What about Application Performance?
The fact that all these solutions scale in principle, does however not mean that they do so in practice or that your application will perform better because of it! Indeed the overall performance depends to a very large degree on choosing the right implementation for your use case. Key/Value stores are very simple, but you can still use them wrong. Column Family Stores are very interesting and also very different from a table based design. Due to this it is easy to have a bad data model design and this will kill your performance.
Besides the obvious factors of disk I/O, network and caching (which you must of course take into consideration), both application performance and scalability depend heavily on the data itself; more specifically on the distribution across the database cluster.

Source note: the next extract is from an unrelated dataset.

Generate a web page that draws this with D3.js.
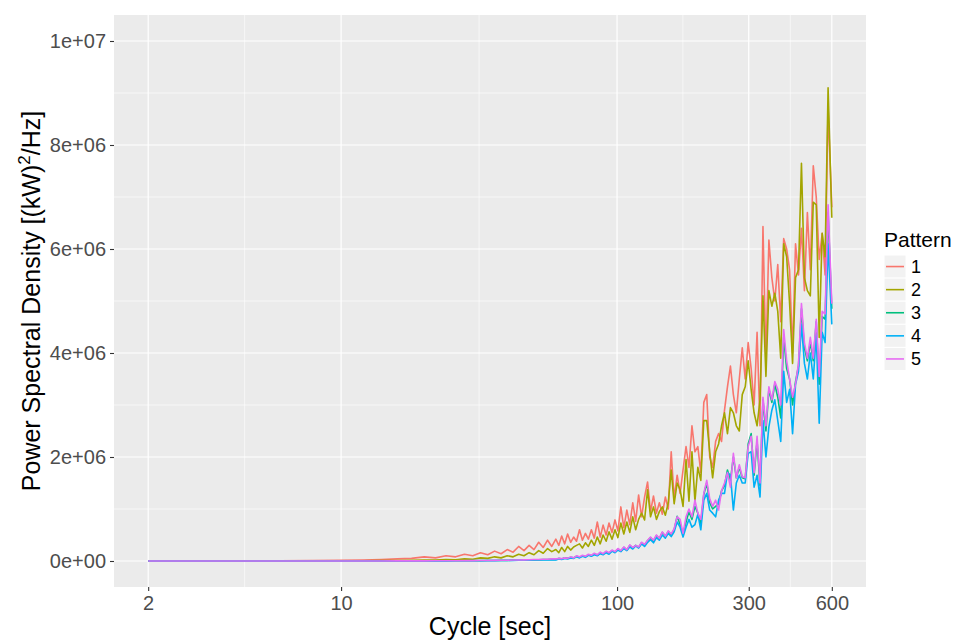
<!DOCTYPE html>
<html>
<head>
<meta charset="utf-8">
<script src="https://cdn.jsdelivr.net/npm/d3@7"></script>
<style>
  html, body { margin: 0; padding: 0; background: #ffffff; }
  svg { display: block; font-family: "Liberation Sans", Arial, sans-serif; }
</style>
</head>
<body>
<svg id="chart" width="957" height="643"></svg>
<script>
// Cycle length of each spectral estimate [sec]
const cycles = [
  2, 2.5, 3, 4, 5, 6, 8, 10, 12, 14, 16, 18, 20, 22, 24, 26, 28, 30, 32, 34, 36, 38, 40, 42, 44, 46, 48, 50, 52, 54, 56, 58,
  60, 61.5, 63, 64.6, 66.2, 67.9, 69.6, 71.3, 73.1, 74.9,
  76.8, 78.7, 80.7, 82.7, 84.8, 86.9, 89, 91.3, 93.5, 95.9,
  98.3, 100.7, 103.2, 105.8, 108.5, 111.2, 114, 116.8, 119.7, 122.7,
  125.8, 129, 132.2, 135.5, 138.9, 142.3, 145.9, 149.6, 153.3, 157.1,
  161, 165.1, 169.2, 173.4, 177.8, 182.2, 186.8, 191.5, 196.2, 201.1,
  206.2, 211.3, 216.6, 222, 227.6, 233.3, 239.1, 245.1, 251.2, 257.5,
  263.9, 270.5, 277.3, 284.2, 291.3, 298.6, 306.1, 313.7, 321.6, 329.6,
  337.8, 346.3, 354.9, 363.8, 372.9, 382.2, 391.8, 401.6, 411.6, 421.9,
  432.5, 443.3, 454.4, 465.7, 477.4, 489.3, 501.5, 514, 526.9, 540.1,
  553.6, 567.4, 581.6, 600
];

// Power spectral density per pattern, in units of 1e6 (kW)^2/Hz
const pattern1 = [
  0, 0, 0.001, 0.002, 0.003, 0.005, 0.01, 0.015, 0.02, 0.03, 0.04, 0.05, 0.08, 0.06, 0.10, 0.08, 0.13, 0.10, 0.16, 0.12, 0.19, 0.14, 0.22, 0.17, 0.28, 0.20, 0.30, 0.22, 0.36, 0.26, 0.40, 0.28,
  0.42, 0.30, 0.48, 0.33, 0.52, 0.36, 0.46, 0.38, 0.60, 0.40,
  0.53, 0.42, 0.60, 0.44, 0.75, 0.46, 0.69, 0.50, 0.73, 0.55,
  0.79, 0.58, 1.04, 0.64, 0.98, 0.70, 1.12, 0.76, 1.27, 0.85,
  1.23, 1.52, 0.95, 1.25, 0.92, 1.12, 0.90, 1.23, 1.00, 2.10,
  1.20, 1.65, 1.30, 1.75, 2.20, 1.80, 2.60, 2.10, 2.20, 1.70,
  3.05, 3.20, 2.00, 1.80, 2.30, 2.45, 2.30, 2.90, 3.35, 3.75,
  3.20, 2.85, 3.50, 4.10, 3.50, 4.20, 3.70, 3.00, 4.40, 2.60,
  6.43, 3.85, 6.17, 5.45, 5.00, 5.70, 4.60, 6.20, 6.00, 5.60,
  4.00, 6.10, 5.50, 6.40, 5.20, 6.70, 5.60, 7.60, 7.00, 5.80,
  6.30, 5.50, 8.70, 6.80
];
const pattern2 = [
  0, 0, 0, 0, 0.001, 0.001, 0.002, 0.004, 0.006, 0.008, 0.01, 0.015, 0.02, 0.02, 0.03, 0.025, 0.04, 0.035, 0.06, 0.05, 0.08, 0.06, 0.10, 0.08, 0.13, 0.10, 0.16, 0.12, 0.20, 0.15, 0.24, 0.18,
  0.22, 0.16, 0.26, 0.18, 0.28, 0.21, 0.27, 0.30, 0.33, 0.25,
  0.35, 0.28, 0.40, 0.30, 0.46, 0.33, 0.50, 0.38, 0.56, 0.42,
  0.60, 0.45, 0.73, 0.52, 0.75, 0.55, 0.85, 0.60, 0.80, 0.92,
  0.79, 1.37, 0.85, 1.04, 0.80, 0.95, 1.04, 0.88, 1.12, 1.75,
  1.10, 1.50, 1.37, 1.05, 1.95, 1.15, 2.10, 1.15, 1.80, 1.55,
  2.70, 2.70, 2.10, 1.60, 2.10, 2.25, 2.60, 2.85, 2.45, 2.95,
  2.85, 2.60, 2.50, 3.20, 3.35, 3.85, 3.30, 2.85, 2.60, 3.10,
  5.10, 3.55, 5.20, 4.90, 5.15, 4.80, 3.90, 6.10, 5.85, 4.95,
  3.80, 5.45, 5.60, 7.65, 5.45, 5.20, 5.10, 6.90, 6.85, 4.30,
  6.30, 5.85, 9.10, 6.60
];
const pattern3 = [
  0, 0, 0, 0, 0, 0, 0, 0, 0.001, 0.001, 0.002, 0.002, 0.003, 0.004, 0.004, 0.005, 0.006, 0.008, 0.007, 0.01, 0.01, 0.013, 0.012, 0.016, 0.015, 0.02, 0.019, 0.025, 0.022, 0.03, 0.028, 0.035,
  0.03, 0.05, 0.04, 0.06, 0.05, 0.07, 0.06, 0.09, 0.07, 0.10,
  0.08, 0.12, 0.10, 0.14, 0.11, 0.16, 0.13, 0.18, 0.15, 0.20,
  0.17, 0.23, 0.19, 0.26, 0.21, 0.30, 0.25, 0.30, 0.26, 0.35,
  0.31, 0.39, 0.45, 0.38, 0.49, 0.43, 0.55, 0.47, 0.57, 0.50,
  0.60, 0.86, 0.70, 0.52, 0.75, 0.95, 0.80, 1.05, 0.92, 0.72,
  1.28, 1.50, 1.12, 1.00, 1.05, 1.10, 1.35, 1.45, 1.75, 1.55,
  2.00, 1.60, 1.80, 1.60, 1.58, 2.25, 2.45, 1.65, 2.30, 1.45,
  3.10, 2.50, 3.30, 3.05, 3.40, 3.15, 2.75, 4.30, 3.70, 3.50,
  3.00, 3.45, 3.75, 4.85, 4.10, 3.85, 4.20, 3.85, 4.60, 3.40,
  4.70, 4.65, 6.70, 4.85
];
const pattern4 = [
  0, 0, 0, 0, 0, 0, 0, 0, 0, 0.001, 0.001, 0.002, 0.002, 0.003, 0.003, 0.004, 0.005, 0.006, 0.006, 0.008, 0.008, 0.01, 0.01, 0.012, 0.013, 0.015, 0.016, 0.018, 0.02, 0.022, 0.02, 0.025,
  0.02, 0.04, 0.03, 0.05, 0.04, 0.06, 0.05, 0.08, 0.06, 0.09,
  0.07, 0.11, 0.09, 0.12, 0.10, 0.14, 0.12, 0.16, 0.13, 0.19,
  0.16, 0.21, 0.18, 0.24, 0.20, 0.27, 0.23, 0.29, 0.25, 0.33,
  0.28, 0.36, 0.41, 0.35, 0.45, 0.40, 0.50, 0.44, 0.53, 0.47,
  0.56, 0.75, 0.65, 0.46, 0.65, 0.80, 0.65, 0.70, 0.90, 0.60,
  1.17, 1.30, 0.98, 0.92, 0.85, 1.17, 1.30, 1.30, 1.70, 1.65,
  0.98, 1.50, 1.65, 1.50, 1.50, 2.07, 2.10, 1.42, 1.65, 1.23,
  2.70, 2.00, 2.58, 2.90, 3.10, 2.70, 2.30, 3.65, 3.05, 3.30,
  2.45, 3.40, 3.65, 4.55, 3.80, 3.50, 4.00, 3.50, 4.35, 2.65,
  4.40, 4.20, 6.10, 4.55
];
const pattern5 = [
  0, 0, 0, 0, 0, 0, 0, 0, 0.001, 0.001, 0.002, 0.003, 0.003, 0.004, 0.005, 0.006, 0.007, 0.008, 0.009, 0.011, 0.012, 0.014, 0.015, 0.018, 0.02, 0.022, 0.024, 0.028, 0.03, 0.034, 0.035, 0.04,
  0.04, 0.05, 0.045, 0.06, 0.05, 0.08, 0.06, 0.10, 0.08, 0.11,
  0.09, 0.13, 0.11, 0.15, 0.12, 0.17, 0.14, 0.19, 0.16, 0.21,
  0.18, 0.24, 0.20, 0.27, 0.22, 0.31, 0.26, 0.30, 0.27, 0.36,
  0.32, 0.40, 0.46, 0.40, 0.50, 0.44, 0.56, 0.48, 0.58, 0.52,
  0.62, 0.85, 0.80, 0.53, 0.85, 1.00, 0.85, 1.17, 0.92, 0.80,
  1.30, 1.55, 1.20, 1.05, 1.17, 0.98, 1.35, 1.50, 1.70, 1.42,
  2.07, 1.60, 1.85, 1.62, 1.60, 2.20, 2.40, 1.70, 2.40, 1.50,
  3.15, 2.60, 3.35, 3.10, 3.45, 3.30, 3.00, 4.45, 3.85, 3.50,
  3.15, 3.40, 3.80, 4.95, 4.20, 3.90, 4.30, 3.90, 4.65, 3.55,
  4.80, 4.75, 6.85, 4.95
];

const patternNames = ["1", "2", "3", "4", "5"];
const patternColors = ["#F8766D", "#A3A500", "#00BF7D", "#00B0F6", "#E76BF3"];
const psdUnit = 1e6;

// Axis breaks and labels
const xBreaks = [2, 10, 100, 300, 600];
const xBreakLabels = ["2", "10", "100", "300", "600"];
const xMinorBreaks = [4.472, 31.62, 173.2, 424.3];
const yBreaks = [0, 2e6, 4e6, 6e6, 8e6, 1e7];
const yBreakLabels = ["0e+00", "2e+06", "4e+06", "6e+06", "8e+06", "1e+07"];
const yMinorBreaks = [1e6, 3e6, 5e6, 7e6, 9e6];

const series = [pattern1, pattern2, pattern3, pattern4, pattern5].map((vals, k) => ({
  name: patternNames[k],
  color: patternColors[k],
  points: cycles.map((c, i) => ({ cycle: c, psd: vals[i] * psdUnit }))
}));

const svg = d3.select("#chart");
const panel = { left: 114, right: 866, top: 15, bottom: 587 };

// log10 x with 5% expansion on each side, as in ggplot
const lx0 = Math.log10(2), lx1 = Math.log10(600), lxPad = (lx1 - lx0) * 0.05;
const x = d3.scaleLog()
  .domain([Math.pow(10, lx0 - lxPad), Math.pow(10, lx1 + lxPad)])
  .range([panel.left, panel.right]);
const y = d3.scaleLinear()
  .domain([-0.5e6, 10.5e6])
  .range([panel.bottom, panel.top]);

svg.append("rect").attr("width", 957).attr("height", 643).attr("fill", "#ffffff");
svg.append("rect")
  .attr("x", panel.left).attr("y", panel.top)
  .attr("width", panel.right - panel.left).attr("height", panel.bottom - panel.top)
  .attr("fill", "#EBEBEB");

const grid = svg.append("g");
grid.selectAll("line.ymin").data(yMinorBreaks).join("line")
  .attr("x1", panel.left).attr("x2", panel.right)
  .attr("y1", d => y(d)).attr("y2", d => y(d))
  .attr("stroke", "#ffffff").attr("stroke-width", 0.6);
grid.selectAll("line.xmin").data(xMinorBreaks).join("line")
  .attr("y1", panel.top).attr("y2", panel.bottom)
  .attr("x1", d => x(d)).attr("x2", d => x(d))
  .attr("stroke", "#ffffff").attr("stroke-width", 0.6);
grid.selectAll("line.ymaj").data(yBreaks).join("line")
  .attr("x1", panel.left).attr("x2", panel.right)
  .attr("y1", d => y(d)).attr("y2", d => y(d))
  .attr("stroke", "#ffffff").attr("stroke-width", 1.2);
grid.selectAll("line.xmaj").data(xBreaks).join("line")
  .attr("y1", panel.top).attr("y2", panel.bottom)
  .attr("x1", d => x(d)).attr("x2", d => x(d))
  .attr("stroke", "#ffffff").attr("stroke-width", 1.2);

// Spectra
const line = d3.line().x(d => x(d.cycle)).y(d => y(d.psd));
const clipId = "panel-clip";
svg.append("clipPath").attr("id", clipId).append("rect")
  .attr("x", panel.left).attr("y", panel.top)
  .attr("width", panel.right - panel.left).attr("height", panel.bottom - panel.top);
svg.append("g").attr("clip-path", `url(#${clipId})`)
  .selectAll("path").data(series).join("path")
  .attr("d", d => line(d.points))
  .attr("fill", "none")
  .attr("stroke", d => d.color)
  .attr("stroke-width", 1.6)
  .attr("stroke-linejoin", "round");

// Axes
const xAxis = d3.axisBottom(x).tickValues(xBreaks)
  .tickFormat((d, i) => xBreakLabels[i]).tickSize(4).tickSizeOuter(0).tickPadding(5);
const gx = svg.append("g").attr("transform", `translate(0,${panel.bottom})`).call(xAxis);
gx.select(".domain").remove();
gx.selectAll(".tick line").attr("stroke", "#333333").attr("stroke-width", 1.1);
gx.selectAll(".tick text").attr("fill", "#4D4D4D").attr("font-size", 20)
  .attr("font-family", "'Liberation Sans', Arial, sans-serif");

const yAxis = d3.axisLeft(y).tickValues(yBreaks)
  .tickFormat((d, i) => yBreakLabels[i]).tickSize(4).tickSizeOuter(0).tickPadding(4);
const gy = svg.append("g").attr("transform", `translate(${panel.left},0)`).call(yAxis);
gy.select(".domain").remove();
gy.selectAll(".tick line").attr("stroke", "#333333").attr("stroke-width", 1.1);
gy.selectAll(".tick text").attr("fill", "#4D4D4D").attr("font-size", 20)
  .attr("font-family", "'Liberation Sans', Arial, sans-serif");

// Axis titles
svg.append("text")
  .attr("x", (panel.left + panel.right) / 2).attr("y", 635)
  .attr("text-anchor", "middle").attr("font-size", 25).attr("fill", "#000")
  .text("Cycle [sec]");

const yTitle = svg.append("text")
  .attr("transform", `translate(40,${(panel.top + panel.bottom) / 2}) rotate(-90)`)
  .attr("text-anchor", "middle").attr("font-size", 25).attr("fill", "#000");
yTitle.append("tspan").text("Power Spectral Density [(kW)");
yTitle.append("tspan").attr("font-size", 17).attr("dy", -10).text("2");
yTitle.append("tspan").attr("dy", 10).text("/Hz]");

// Legend
const legend = svg.append("g");
legend.append("text").attr("x", 884).attr("y", 247)
  .attr("font-size", 21).attr("fill", "#000").text("Pattern");
const keyTop = 255, keyStep = 23.1, keySize = 22;
const keys = legend.selectAll("g.key").data(series).join("g")
  .attr("transform", (d, i) => `translate(884,${keyTop + i * keyStep})`);
keys.append("rect").attr("width", keySize).attr("height", keyStep)
  .attr("fill", "#F2F2F2").attr("stroke", "#ffffff").attr("stroke-width", 1);
keys.append("line").attr("x1", 2).attr("x2", keySize - 2)
  .attr("y1", keyStep / 2).attr("y2", keyStep / 2)
  .attr("stroke", d => d.color).attr("stroke-width", 1.6);
keys.append("text").attr("x", 27).attr("y", keyStep / 2 + 6.5)
  .attr("font-size", 18).attr("fill", "#000").text(d => d.name);
</script>
</body>
</html>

This is something that you need to monitor in live systems and take into consideration during the design phase as well. I will talk more about this and specific implementations in the coming months.
There is one other factor that will play a key role in the choice between NoSQL and more traditional databases. Companies are used to RDBMS, they have experts and DBAs for them. NoSQL is new and not well understood yet. The administration is different. Performance tuning and anlysis is different, as are the problem patterns that we see. More importantly performance and setup are more than ever governed by the applications that use them and not by index tuning.
Application Performance Management as a discipline is well equipped to deal with this. In fact by looking at the end-to-end application performance it can handle the different NoSQL solutions just like any other database, actually as we have seen in my last blog we can often do better!